Julio was the father of my "host siblings", Leo and Mariela, who were 4 and 3 at the time. Julio Cesar was a photojournalist who had been at a socialist event, taking a photograph that led to his arrest. Nothing until now has ever been done to investigate or even commemorate what happened to him. There is a group of people who call themselves Los Vecinos de Balvenera and Almagro, two districts (I live in Almagro) in which it is estimated was the home of 200-300 desaparecidos. Julio Cesar grew up a few blocks from out apartment.
My host mother told me about this a couple weeks ago because she wanted to invite me a ceremony in which they were going to install a plaque in his memory.
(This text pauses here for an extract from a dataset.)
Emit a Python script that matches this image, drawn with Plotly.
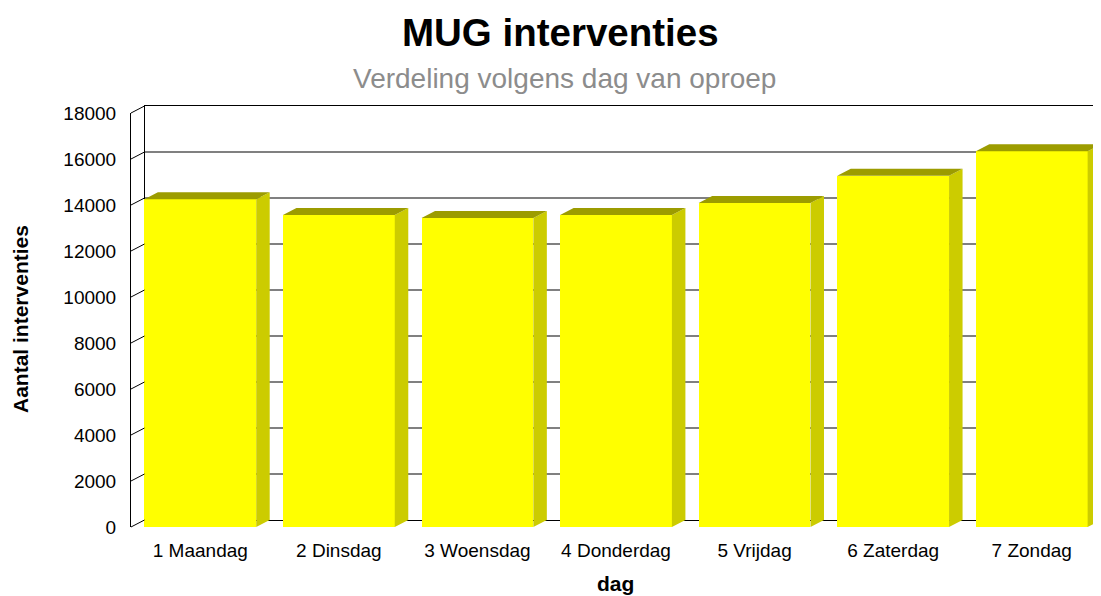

Not to gloat, but my my host mother told me that she had never told any of her previous exchange students about this, but she felt like she could because she sees the way I speak about things and that I have a "mente amplia."
So on Sunday, Leo and his girlfriend came over for lunch and then around 4 o' clock my host parents, Ana María and Eduardo (her second husband, adopted father to her children) and Leo and Claudia and I walked to Julio Cesar's house. There, people gathered in front on the sidewalk where a plot to place the plaque to mark his memory. People spoke about Julio Cesar, who he was, what he enjoyed: Neruda, Lorca, Mercedes Sosa. We all wore small photocopied pictures of him that were stapled to little red paper cranes. People spoke about how this does not mark an end or a goal, but stressed that we must continue to remember and make statements that recognize the disappeared so that this never happens again. ¡Nunca más! Afterwards, the family and others came back to the apartment and chatted and laughed and spoke softly of this lovely, simple, poignant ceremony.
A few nights prior to this event, I told my host parents about my father's parents who were communists and investigated by the FBI. As I told them this, about how my grandfather was essentially forced to stay in Phoenix, AZ where he felt protected, but dissatisfied nonetheless, a glimmer of recognition passed across Ana María and Eduardo's faces. The morning of the ceremony when Leo came over, Ana and Eduardo bragged to him, "su abuelo era comunista!" and then they told me, "Leo es comunista, también," and they all smiled at me in approval. And after the ceremony for Julio Cesar, I stood alone observing everything and Ana walked up to me and said, "Era, comunista, ¿sabés?" pointing to the plaque for Julio Cesar.
I never knew that I could ever feel as accepted as I did on that day, welcomed into a different culture, a people, and a family. They recognized me and let me in, into Argentina.